To: fyodor_ who wrote (93418)2/20/2003 8:58:53 PM
From: Joe NYCRespond to of 275872
 
Fyo,

What the heck does that "Each 1M transfer has 8 bytes" thing mean?

I think it is one transfer over the FSB bus, and since the bus is 64 bit wide, each transfer is 8 bytes. 800M transfer / second * 8 bytes = 6.4 GB/s.

That's a surprisingly large FSB increase for Prescott, IMO. AMD really does need dual DDR-II when Prescott comes around.

I am not entirely clear on Springdale, but I know on the memory side, it is supposed to support 2 x DDR-400, and on the FSB side, it is supposed to (at some point) support 800 MHz FSB. I have no idea when the first processors supporting 800 MHz FSB will be available. I thought shortly, with launch of Springdale. What would be the point of launching Springdale otherwise?

Joe



To: fyodor_ who wrote (93418)2/20/2003 9:28:19 PM
From: Joe NYCRead Replies (3) | Respond to of 275872
 
Looking at Intel's roadmap on Tom's hardware: tomshardware.com
It seems that the processors with 800 MHz FSB will be available in Q2.

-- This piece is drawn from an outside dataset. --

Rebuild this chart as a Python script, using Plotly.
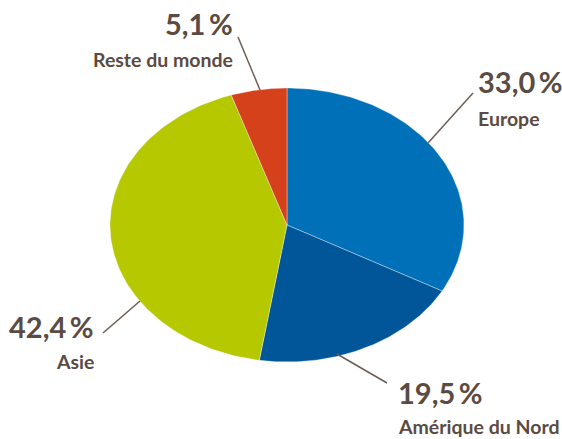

AMD really does need dual DDR-II when Prescott comes around.

AMD needs, first of all, dual DDR-I for desktop, because as is, it will be completely blown out of the water on some benchmarks. I don't really see any point in launching Athlon64 in single channel version. Maybe for notebooks (IDF demonstrations). But on desktop, it makes no sense. Maybe later in 2004, with single channel DDR-II, to revive the Duron brand.

My speculation is that AMD could launch Athlon 64 (Clawhammer), but AMD's test have shown that it was hard time reaching 3400 rating (beating 3.2 GHz P4 with 800 MHz FSB), so it is really scrapped (not postponed), and come September, AMD will launch it only as a laptop, and announce another delay, waiting for infrastructure support for desktop Opteron.